De la dignité des professions libérales

Pierre Fichet
Retour au sommaire - BIPP n° 39 - Octobre 2004

Établi à partir du dictionnaire historique de la langue Française et du livre de Jean-Claude Michéa : Impasse Adam Smith.

Libéral : emprunté au latin liberalis (1175) Libre ; "qui concerne un homme libre" au sens figuré, psychologique de "digne d'un homme libre" c'est-à-dire satisfaisant, généreux.

Son sens étymologique "digne d'un homme libre" est sorti d'usage mais reste réalisé dans les syntagmes arts libéraux (1210) et surtout profession libérale (1845).

Comme terme politique, libéral est attesté pour la première fois en 1750. Cependant, le concept reçoit véritablement son acte de naissance avec la révolution et le mot se répand vers 1800. Il s'applique aux partisans des libertés politiques et joue un grand rôle au 19ème siècle.

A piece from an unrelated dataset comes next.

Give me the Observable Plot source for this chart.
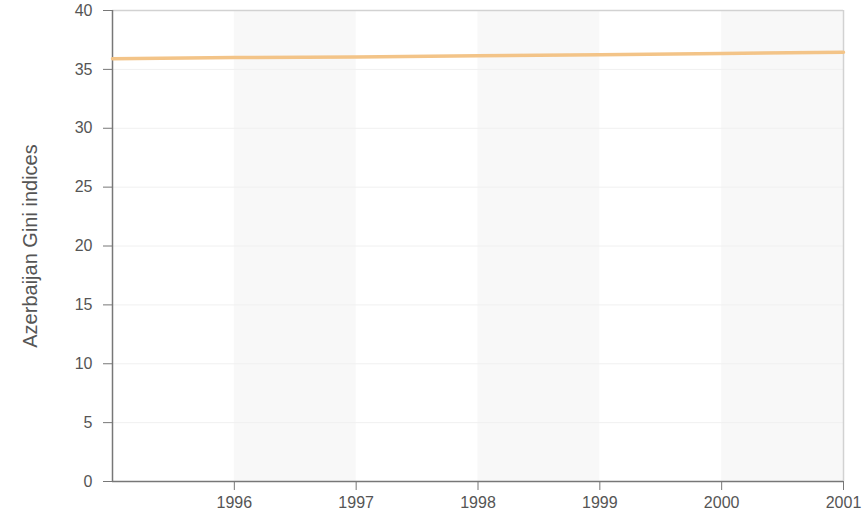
<!DOCTYPE html>
<html>
<head>
<meta charset="utf-8">
<script src="https://cdn.jsdelivr.net/npm/d3@7"></script>
<script src="https://cdn.jsdelivr.net/npm/@observablehq/plot@0.6"></script>
<style>
  html, body { margin: 0; padding: 0; background: #fff; }
  #chart svg { display: block; }
</style>
</head>
<body>
<div id="chart"></div>
<script>
const years = [1995, 1996, 1997, 1998, 1999, 2000, 2001];
const gini = [35.9, 36.0, 36.05, 36.15, 36.25, 36.35, 36.45];
const bandStarts = [1996, 1998, 2000];
const xTicks = [1996, 1997, 1998, 1999, 2000, 2001];
const yTicks = [0, 5, 10, 15, 20, 25, 30, 35, 40];
const yLabel = "Azerbaijan Gini indices";

const data = years.map((y, i) => ({year: y, value: gini[i]}));
const bands = bandStarts.map(s => ({x1: s, x2: s + 1}));

const chart = Plot.plot({
  width: 865,
  height: 525,
  marginLeft: 112,
  marginRight: 22,
  marginTop: 10,
  marginBottom: 44,
  style: {fontFamily: "Liberation Sans, Arial, sans-serif", color: "#555", background: "#fff"},
  x: {domain: [1995, 2001]},
  y: {domain: [0, 40]},
  marks: [
    Plot.rect(bands, {x1: "x1", x2: "x2", y1: 0, y2: 40, fill: "#f8f8f8"}),
    Plot.ruleY(yTicks.filter(d => d > 0), {stroke: "#f0f0f0", strokeWidth: 1}),
    Plot.ruleY([40], {stroke: "#d2d2d2", strokeWidth: 1.5}),
    Plot.ruleX([2001], {stroke: "#d2d2d2", strokeWidth: 1.5}),
    Plot.axisY({ticks: yTicks, tickSize: 9, tickPadding: 11, stroke: "#777", label: yLabel, labelAnchor: "center", labelArrow: "none", labelOffset: 90}),
    Plot.axisX({ticks: xTicks, tickSize: 9, tickPadding: 6, stroke: "#777", tickFormat: d => String(d), label: null}),
    Plot.ruleX([1995], {stroke: "#777", strokeWidth: 1.5}),
    Plot.ruleY([0], {stroke: "#777", strokeWidth: 1.5}),
    Plot.line(data, {x: "year", y: "value", stroke: "#f3c488", strokeWidth: 3.5})
  ]
});
chart.querySelectorAll("text").forEach(t => {
  const isTitle = t.textContent.trim() === yLabel;
  t.setAttribute("font-size", isTitle ? "20" : "16");
  t.style.setProperty("font-size", isTitle ? "20px" : "16px", "important");
  t.style.setProperty("fill", "#555", "important");
});
document.getElementById("chart").appendChild(chart);
</script>
</body>
</html>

Le concept économique est né d'une réaction envers les contraintes du colbertisme (1758 Quesnay) et modelé par la réflexion d'Adam Smith (1776).

À ce propos, il est intéressant de lire le livre de Jean-Claude Michéa (Impasse Adam Smith). Il affirme que l'idéologie retenue par les actuels économistes dits libéraux consiste en ce postulat – l'homme est un être rationnel qui agit au mieux de ses intérêts bien compris – (On ne peut réduire la pensée d'Adam Smith à ce postulat, lui-même étant plus nuancé dans ses propos, mais il arrive que les royalistes soient plus royalistes que le roi). Ce faisant, Jean-Claude Michéa en montre les conséquences : pour réaliser cet homme nouveau, il convient de l' arracher à ses idéologies, c' est-à-dire tout ce qui entrave son autonomie... et par idéologie entravante, il faut ici entendre certes les grandes idéologies comme la religion, mais aussi la famille, les racines, l'histoire, l'amour... Cet homme libéré de tout lien se retrouve dans les exhortations à la mobilité par exemple.

La conséquence de cette idéologie d'un homme purement raisonnable agissant au mieux de son intérêt bien compris, et Jean-Claude Michéa le montre bien, c'est que l'homme devient un prédateur pour l'homme.

Il montre également comment l' idéologie progressiste issue des lumières, loin d'atténuer les effets dévastateurs de cette pensée, au contraire la renforce, ne serait ce qu'en perpétrant l'idée de lutte des classes alors que celle-ci est aujourd'hui bien dépassée et désigne de faux ennemis laissant ainsi le capitalisme oeuvrer (ce que nous avons vérifié dans la succession d'un Juppé/Kouchner/Mattei ...).

Jean-Claude Michéa plaide pour un retour au socialisme originaire d'avant les lumières et développé un moment dans les classes pauvres d'Angleterre.

Il n'y a donc pas à rougir de notre statut de profession libérale, à condition d'en rappeler les origines, c'est-à -dire celle d'homme libre, assez libre pour interroger les fondements de notre discipline..., c’est-à-dire en se différenciant de l'acceptation économique actuelle du mot qui conduit à faire de l'homme un prédateur pour lui même.